Dining Predictions for 2026
I have a crystal ball and I’m not afraid to use it!
This has been a weird year for me, personally. “When it rains, it pours” has never felt more true in both senses of the saying, and my neck hurts from the whiplash. I don’t feel ready to let go of 2025 yet—there are loose threads I’m itching to tie—but I’m trying my best to enjoy the mandatory pause this time of year imposes on us… My plans? A mix of spending time with family in Taiwan and spending time reorganizing my apartment (the state of my closet looks like a cry for help). Wherever and however this newsletter reaches you, I hope you’re also enjoying some much-deserved rest.
But, enough looking backwards! I believe in the power of a new year as a chance to reset. Sure, a calendar year is arbitrary, but it doesn’t change how magical the advent of a new year feels. And my advice (if you want it) is to lean into that magic. Maybe you can be a new version of yourself on New Year’s Day… I’m sure trying to be.
Speaking of the future, I consider myself as a bit of a professional trend forecaster, and in the past few weeks, I’ve been thinking hard about what my predictions are for dining in 2026. Last year, I focused more on my personal relationship with restaurants, and I think most of my manifestations came true. Let’s kick it up a notch this year: here are five predictions for food and dining culture at large in 2026. My qualifications? An acute sense of “the vibes.”
(Ironic) dining at chain restaurants will be all the rage, even among all you elitists out there.
Is it just me, or are sit-down chain restaurants having a big moment right now? The Corner Store was one of 2024’s hottest new restaurants (and it’s still impossible to book a reservation at to this day), but as one of my coworkers likes to put it, it’s… just adult Applebee’s? We’ve been overpaying for pigs in a blanket for far too long, and how many elevated American classics can one eat before it’s time to go back to the source? Oreo Dream Extreme Cheesecake… I’m sorry that I ever doubted you.
Forget the slop bowl. Weekday lunches are going to be longer… or at the very least more interesting.
The slow death of the slop bowl this year has been well-documented. But, while most articles covering the trend point to packed lunches or fast food as alternatives, I’m predicting a shift in another direction. The slop bowl is suffering due to ever-inflating prices and an uninspired product, and spending less on lunch is probably the obvious pivot. But let me present an alternative: spending more. Let’s bring back the proverbial three-martini lunch—there’s professional value in the personal connection that comes from sharing a meal with someone else, after all.
And since hours-long lunches on a daily basis are unreasonable (I do my job… I promise), I’m also predicting a shift towards more direct slop bowl alternatives: more local restaurants offering lunch specials, food trucks, and neighborhood hidden gems.

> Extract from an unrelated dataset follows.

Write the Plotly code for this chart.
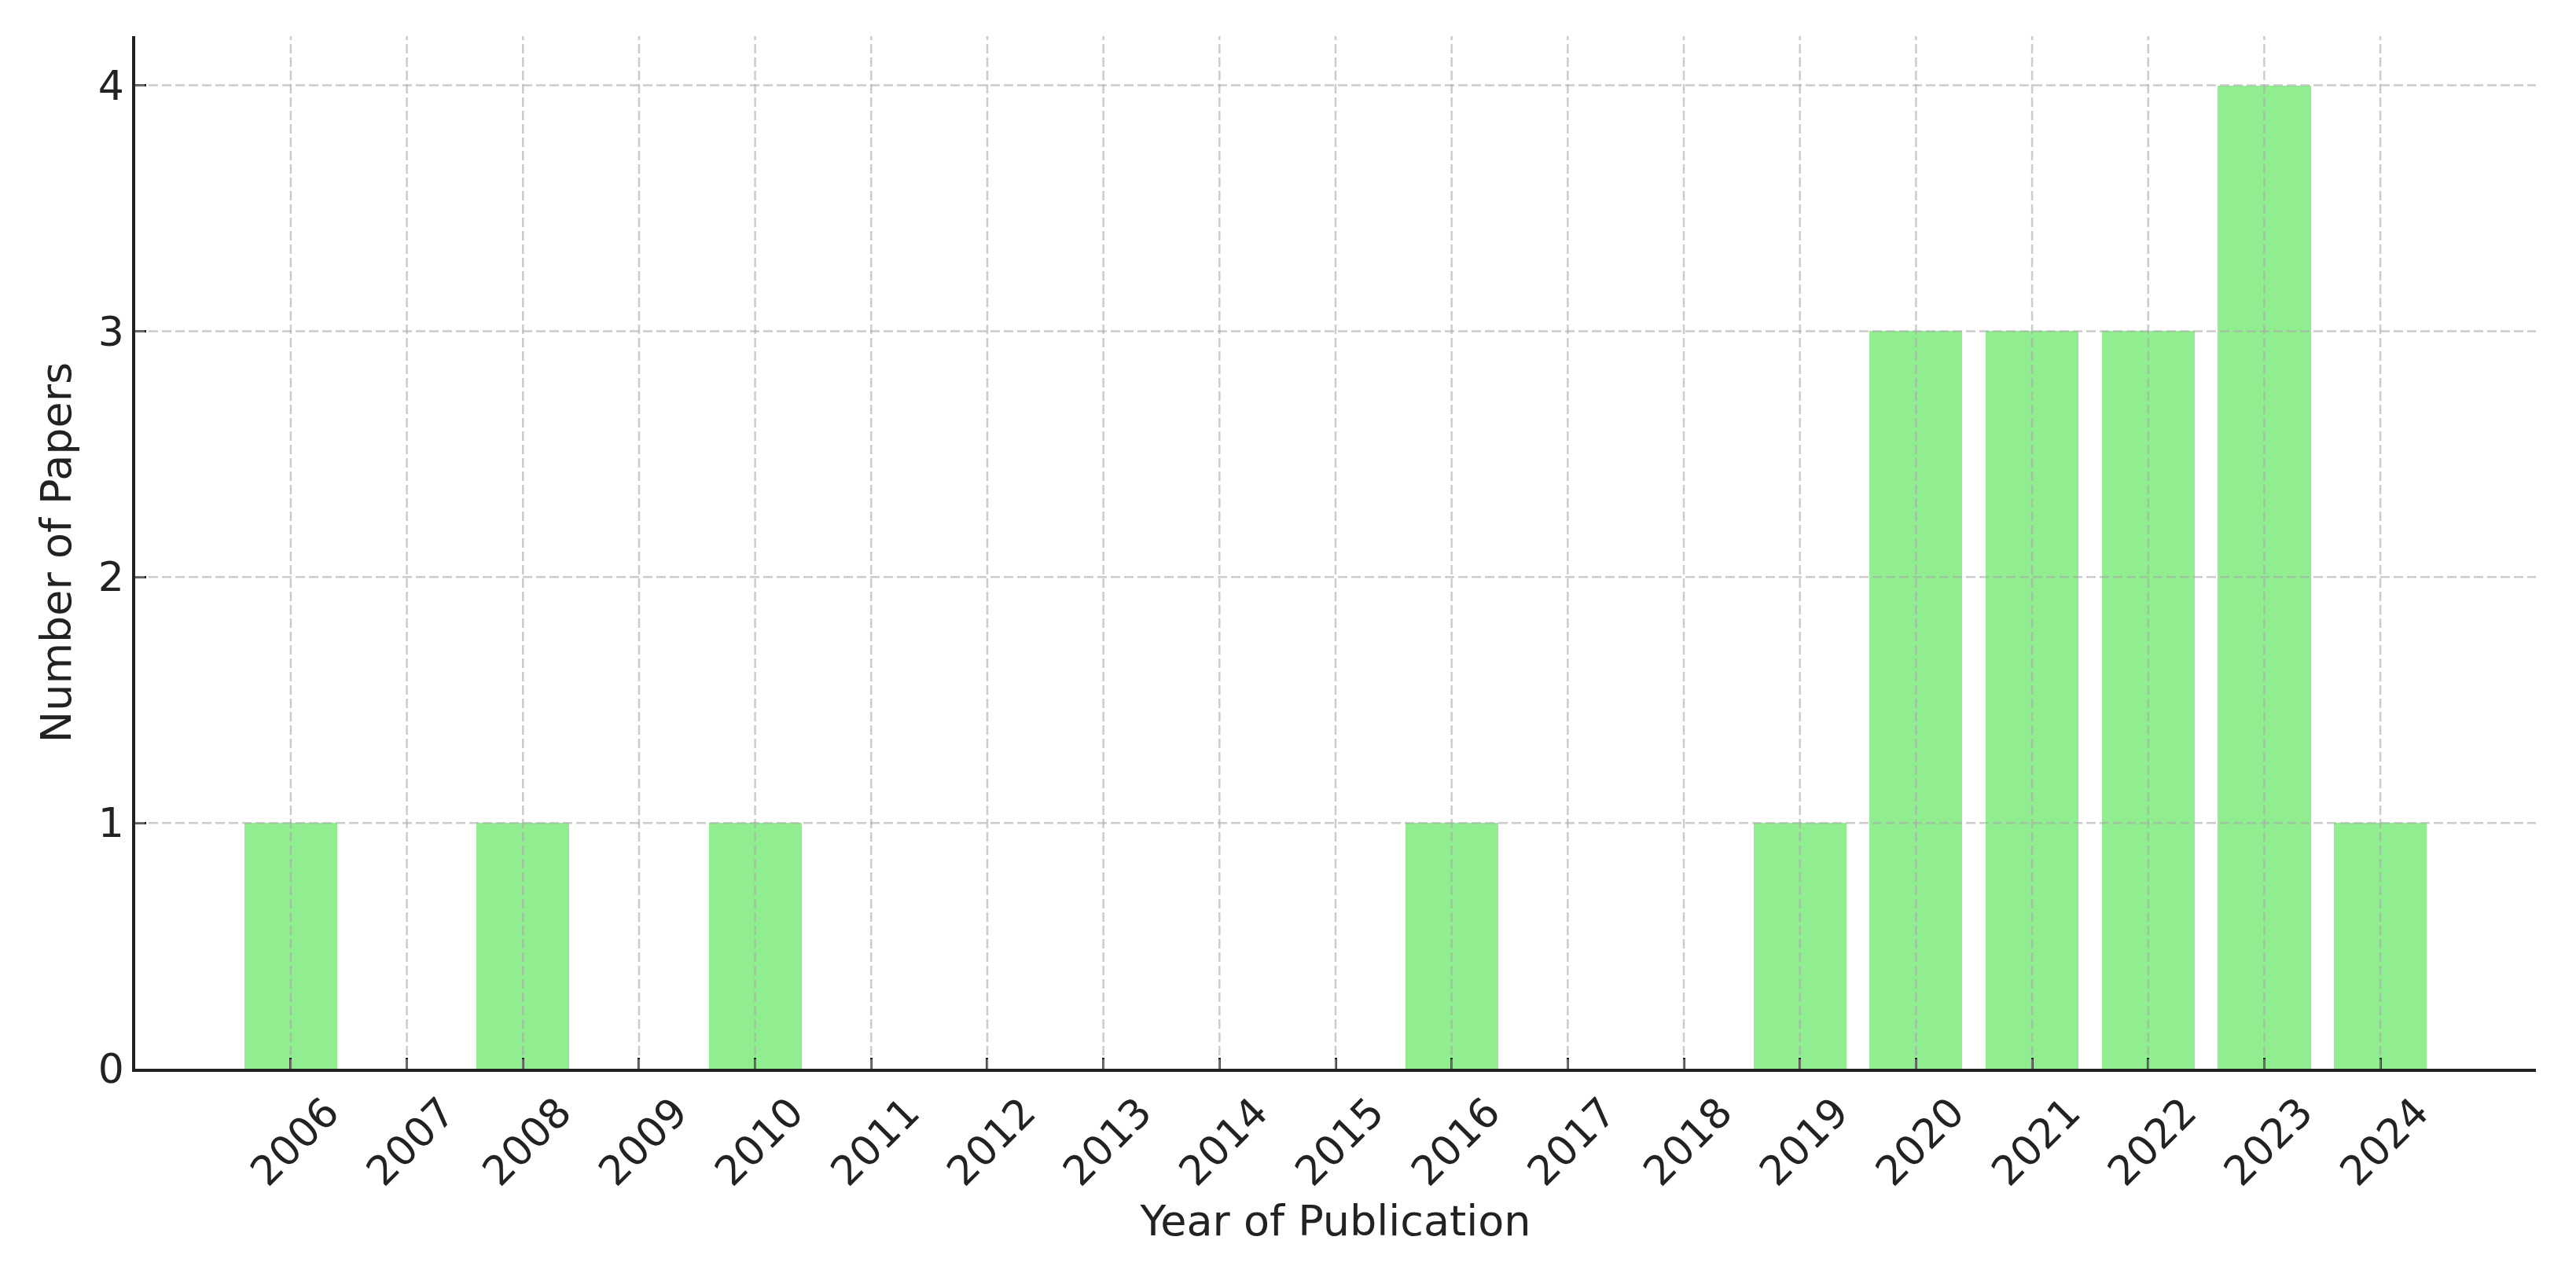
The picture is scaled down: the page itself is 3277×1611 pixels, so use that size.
import plotly.graph_objects as go

years = [2006, 2007, 2008, 2009, 2010, 2011, 2012, 2013, 2014, 2015,
         2016, 2017, 2018, 2019, 2020, 2021, 2022, 2023, 2024]
papers = [1, 0, 1, 0, 1, 0, 0, 0, 0, 0, 1, 0, 0, 1, 3, 3, 3, 4, 1]
y_ticks = [0, 1, 2, 3, 4]

BAR_COLOR = "#90EE90"
TEXT = "#222222"
GRID = "rgba(170,170,170,0.6)"
FONT = "DejaVu Sans"

fig = go.Figure()
fig.add_trace(go.Bar(x=years, y=papers, width=0.8, marker=dict(color=BAR_COLOR, line=dict(width=0)),
                     showlegend=False))

pad = 0.05 * ((max(years) + 0.4) - (min(years) - 0.4))
xr = [min(years) - 0.4 - pad, max(years) + 0.4 + pad]
yr = [0, max(papers) * 1.05]

shapes = []
for yv in years:
    shapes.append(dict(type="line", xref="x", yref="paper", x0=yv, x1=yv, y0=0, y1=1,
                       line=dict(color=GRID, width=2.5, dash="12px,5px"), layer="above"))
for tv in y_ticks:
    if tv == 0:
        continue
    shapes.append(dict(type="line", xref="paper", yref="y", x0=0, x1=1, y0=tv, y1=tv,
                       line=dict(color=GRID, width=2.5, dash="12px,5px"), layer="above"))

fig.update_layout(
    width=3277, height=1611,
    margin=dict(l=172, r=51, t=46, b=251),
    plot_bgcolor="white", paper_bgcolor="white",
    font=dict(family=FONT, size=52, color=TEXT),
    shapes=shapes,
    bargap=0,
)
fig.update_xaxes(
    range=xr, tickmode="array", tickvals=years, ticktext=[str(y) for y in years],
    tickangle=-45, ticks="inside", ticklen=14, tickwidth=3, tickcolor=TEXT,
    showline=True, linecolor=TEXT, linewidth=3.5, showgrid=False, zeroline=False,
    tickfont=dict(family=FONT, size=52, color=TEXT),
    ticklabelshift=46, ticklabelstandoff=0,
    title=dict(text="Year of Publication", font=dict(family=FONT, size=54, color=TEXT), standoff=16),
    layer="above traces",
)
fig.update_yaxes(
    range=yr, tickmode="array", tickvals=y_ticks,
    ticks="inside", ticklen=14, tickwidth=3, tickcolor=TEXT,
    showline=True, linecolor=TEXT, linewidth=3.5, showgrid=False, zeroline=False,
    tickfont=dict(family=FONT, size=52, color=TEXT),
    ticklabelstandoff=0,
    title=dict(text="Number of Papers", font=dict(family=FONT, size=54, color=TEXT), standoff=18),
    layer="above traces",
)

fig.write_html("out.html", config={"displayModeBar": False},
               post_script="document.body.style.margin='0';")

The dirty soda trend (the cocktail-ification of sodas) will give way to the soda-ification of cocktails.
Girls, leave your extra dirty martinis at home. Utah (and The Secret Lives of Mormon Wives) brought us dirty sodas, giving sodas a bit of a cocktail treatment with an infinite number of combinations and concoctions. On the other hand, cocktails have trended towards savory for awhile, and it’s time to shake things up. Over the weekend, Viraj and I had dinner at Margot, where our server was about to launch into a long description of a cocktail only to pivot and say, “it tastes exactly like Dr Pepper.” That immediately sold it, and it did! I’ve had my fair share of weird, savory cocktails this year (I’m traumatized by this one in particular), and though I don’t think the joy of mixology is going away anytime soon, I believe that 2026 points in a sweeter direction.
Out: Reservation platforms. In: Phone calls and walk-ins.

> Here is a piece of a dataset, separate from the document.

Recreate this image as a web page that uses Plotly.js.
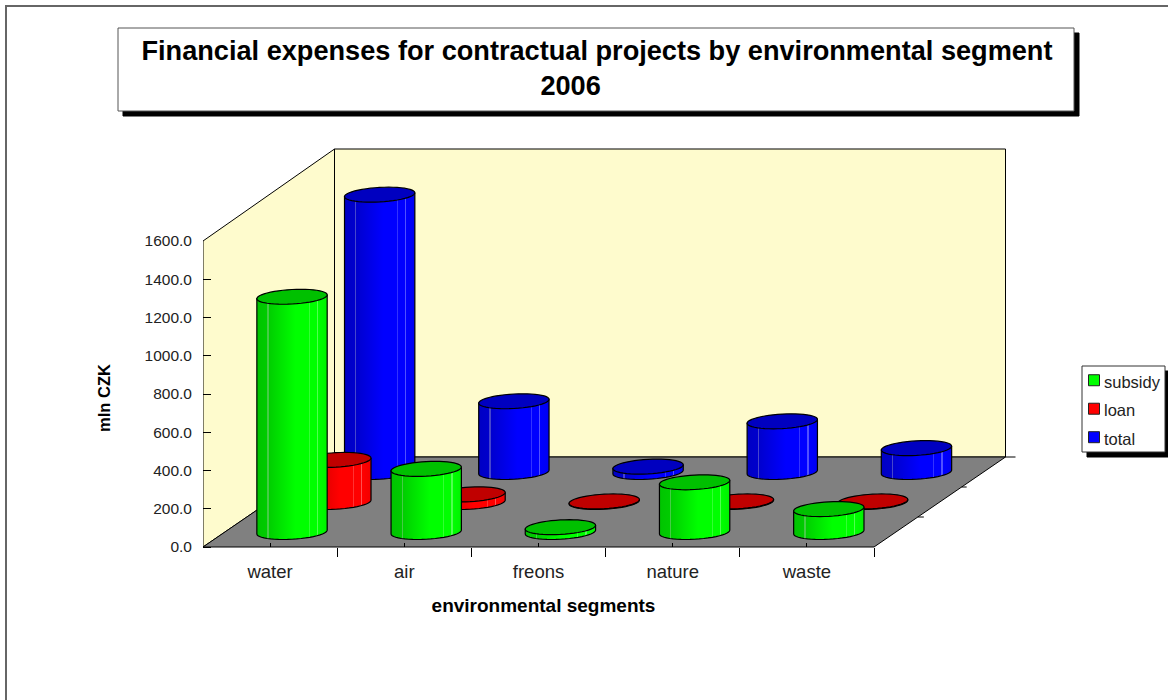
<!DOCTYPE html>
<html><head><meta charset="utf-8">
<script src="https://cdn.plot.ly/plotly-3.0.1.min.js"></script>
<style>html,body{margin:0;padding:0;background:#fff}</style>
</head><body><div id="chart" style="width:1168px;height:700px"></div>
<script>
const categories = ['water','air','freons','nature','waste'];
const subsidy = [1230,330,25,260,120];
const loan = [220,40,3,3,3];
const total = [1450,370,28,265,125];
const yTicks = [0,200,400,600,800,1000,1200,1400,1600];

const W=1168,H=700,L=203,R=874,T=241,B=547;
// outer drawing area (holds the oblique walls and floor)
const AL=203,AR=1030,AT=140,AB=555;
const kx=(R-L)/categories.length, ky=(B-T)/1600;
const DX=131.5/kx, DY=90/ky;               // depth vector in axis units
const ux=p=>p/kx, uy=p=>p/ky;
const px=x=>(x-AL)/(AR-AL), py=y=>(AB-y)/(AB-AT);

function line(xs,ys,color,width){return {x:xs,y:ys,mode:'lines',line:{color:color||'#000',width:width||1,simplify:false},
  hoverinfo:'skip',showlegend:false};}
function poly(xs,ys,color,width){return {x:xs,y:ys,mode:'lines',fill:'toself',fillcolor:color,line:{color:'#000',width:width||1,simplify:false},
  hoverinfo:'skip',showlegend:false};}

const n=categories.length, backTop=uy(B-149);
const traces=[];
traces.push(poly([0,DX,DX,0,0],[0,DY,backTop,1600,0],'#fefbcd'));
traces.push(poly([DX,n+DX,n+DX,DX,DX],[DY,DY,backTop,backTop,DY],'#fefbcd'));
traces.push(poly([0,n,n+DX,DX,0],[0,0,DY,DY,0],'#808080'));
// depth ticks on the floor's right edge
[[1/3,ux(6)],[2/3,ux(5)],[1,ux(10)]].forEach(([d,len])=>{
  traces.push(line([n+d*DX,n+d*DX+len],[d*DY,d*DY]));
});

function rgb(ch,v,l){const c=[l,l,l];c[ch]=v;return `rgb(${c[0]},${c[1]},${c[2]})`;}
function scale(ch){
  const s=(a,v,l)=>[a,rgb(ch,v,l||0)];
  return [s(0,196),s(.15,204),s(.15,204,70),s(.17,204,70),s(.17,206),s(.55,255),s(.74,255),s(.74,255,50),s(.755,255,50),s(.755,255),
          s(.855,255),s(.855,255,80),s(.875,255,80),s(.875,255),s(.96,246),s(1,240)];
}
const A=ux(34),Bx=ux(9),C=uy(7.5),t0=Math.atan2(9,34),STEPS=24;
function ell(cx,cy,t){return [cx+A*Math.cos(t)+Bx*Math.sin(t), cy+C*Math.sin(t)];}
function cylinder(i,row,val,ch){
  const d=(row+.5)/3, cx=i+.5+d*DX, cy=d*DY, top=cy+val;
  const bx=[],by=[];
  let p=ell(cx,top,t0); bx.push(p[0]); by.push(p[1]);
  for(let k=0;k<=STEPS;k++){p=ell(cx,cy,t0-Math.PI*k/STEPS);bx.push(p[0]);by.push(p[1]);}
  p=ell(cx,top,t0-Math.PI); bx.push(p[0]); by.push(p[1]); bx.push(bx[0]); by.push(by[0]);
  const left=cx-Math.hypot(A,Bx), right=cx+Math.hypot(A,Bx);
  const body=poly(bx,by,rgb(ch,255,0),1.2);
  body.fillgradient={type:'horizontal',start:left,stop:right,colorscale:scale(ch)};
  traces.push(body);
  const tx=[],ty=[];
  for(let k=0;k<=STEPS*2;k++){p=ell(cx,top,Math.PI*k/STEPS);tx.push(p[0]);ty.push(p[1]);}
  traces.push(poly(tx,ty,rgb(ch,192,0),1.2));
}
total.forEach((v,i)=>cylinder(i,2,v,2));
loan.forEach((v,i)=>cylinder(i,1,v,0));
subsidy.forEach((v,i)=>cylinder(i,0,v,1));

// legend entries live on the visible tick axes, which sit over the marks
[['subsidy','#00ff00'],['loan','#ff0000'],['total','#0000ff']].forEach(([name,c])=>{
  traces.push({x:[null],y:[null],xaxis:'x2',yaxis:'y2',mode:'markers',
    name:`<span style="font-size:16.5px">${name}</span>`,showlegend:true,hoverinfo:'skip',
    marker:{symbol:'square',size:11,color:c,line:{color:'#222',width:1}}});
});

const FONT='"Liberation Sans", Arial, sans-serif';
function rect(x0,y0,x1,y1,fill,lineColor,w){return {type:'rect',xref:'paper',yref:'paper',layer:'below',
  x0:px(x0),x1:px(x1),y0:py(y1),y1:py(y0),fillcolor:fill,line:{color:lineColor||fill,width:w===undefined?1:w}};}
const layout={
  width:W,height:H,paper_bgcolor:'#fff',plot_bgcolor:'rgba(0,0,0,0)',
  margin:{l:AL,r:W-AR,t:AT,b:H-AB,pad:0,autoexpand:false},
  font:{family:FONT,color:'#000'},
  title:{text:'<b>Financial expenses for contractual projects by environmental segment<br>2006&nbsp;&nbsp;&nbsp;&nbsp;&nbsp;&nbsp;&nbsp;</b>',
    font:{size:27.15,family:FONT,color:'#000'},xref:'container',yref:'container',x:597/W,xanchor:'center',y:1-60/H,yanchor:'top'},
  // axes that carry the marks
  xaxis:{domain:[0,1],range:[0,(AR-AL)/kx],visible:false,fixedrange:true},
  yaxis:{domain:[0,1],range:[-uy(AB-B),uy(B-AT)],visible:false,fixedrange:true},
  // visible axes with the same scale, drawn on top
  xaxis2:{anchor:'free',position:py(B),domain:[0,px(884)],range:[0,ux(884-L)],showgrid:false,zeroline:false,showline:false,
    tickmode:'array',tickvals:categories.map((c,i)=>i+.5),ticktext:categories,ticks:'inside',ticklen:4,tickcolor:'#000',
    tickfont:{size:18.5,family:FONT,color:'#222'},ticklabelstandoff:11,
    minor:{tickmode:'array',tickvals:categories.concat('').map((c,i)=>i),ticks:'outside',ticklen:9,tickcolor:'#000',showgrid:false},
    title:{text:'<b>environmental segments</b>',font:{size:19,family:FONT,color:'#000'},standoff:18}},
  yaxis2:{anchor:'x2',domain:[0,py(T)],range:[-uy(AB-B),1600],showgrid:false,zeroline:false,showline:false,
    tickmode:'array',tickvals:yTicks,tickformat:'.1f',ticks:'inside',ticklen:8,tickcolor:'#000',
    tickfont:{size:15.5,family:FONT,color:'#222'},ticklabelstandoff:10,
    title:{text:'<b>mln CZK</b>',font:{size:16.5,family:FONT,color:'#000'},standoff:29}},
  legend:{x:px(1074),xanchor:'left',y:py(361),yanchor:'top',bgcolor:'rgba(0,0,0,0)',borderwidth:0,
    font:{size:19.6,family:FONT,color:'#222'},indentation:-10,itemclick:false,itemdoubleclick:false},
  shapes:[
    rect(6,6,1300,800,'rgba(0,0,0,0)','#666',2),
    rect(123,33,1079,116,'#000'),
    rect(118,28,1074,111,'#fff','#555'),
    rect(1087,371,1172,457,'#000'),
    rect(1082,366,1165,452,'#fff','#333')
  ]
};
Plotly.newPlot('chart',traces,layout,{displayModeBar:false,staticPlot:true}).then(()=>{
  // the reference keeps its swatches close to the labels
  document.querySelectorAll('.legend .legendsymbols').forEach(g=>g.setAttribute('transform','translate(10,0)'));
});
</script></body></html>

I’ve said this so many times already, but I’m exhausted by the state of restaurant reservation culture. We started this year with a front-row seat to the ongoing battle between Resy and OpenTable to get the city’s hottest restaurants, and we’re ending it with Doordash’s entry into in-app reservations in New York. I can’t help but shudder.
Don’t get me wrong. As an aggressive planner and busy person, I love the certainty a reservation brings. But at the same time, we’ve already seen the negative impact of (what feels like) reservations being the only way to eat at a restaurant these days: a black market of restaurant reservations and more importantly, the death of spontaneity, which I think is an integral part of dining out.
And beyond the inability to decide last-minute to go out to dinner on a Friday night, the joy of restaurants also lies within the service: the warmth of being cared for by other human beings. Although reservations don’t entirely take that way, it does put a machine in between yourself and a great night out, an interaction that could instead be person-to-person at the host stand or over the phone. Booking a reservation over the phone is so chic! You can’t tell me otherwise!
The year’s hottest flavor will be banana.
I have nothing further to say on this prediction. Only time will tell! Viraj—famous for his hatred of bananas second only to his hatred of tomatoes—is very upset at me.
From all of us at One More Bite (it’s just me), Happy Holidays. May there be good food and even better company in your near future… and into the new year. And thank you, as always, for reading. It means the world.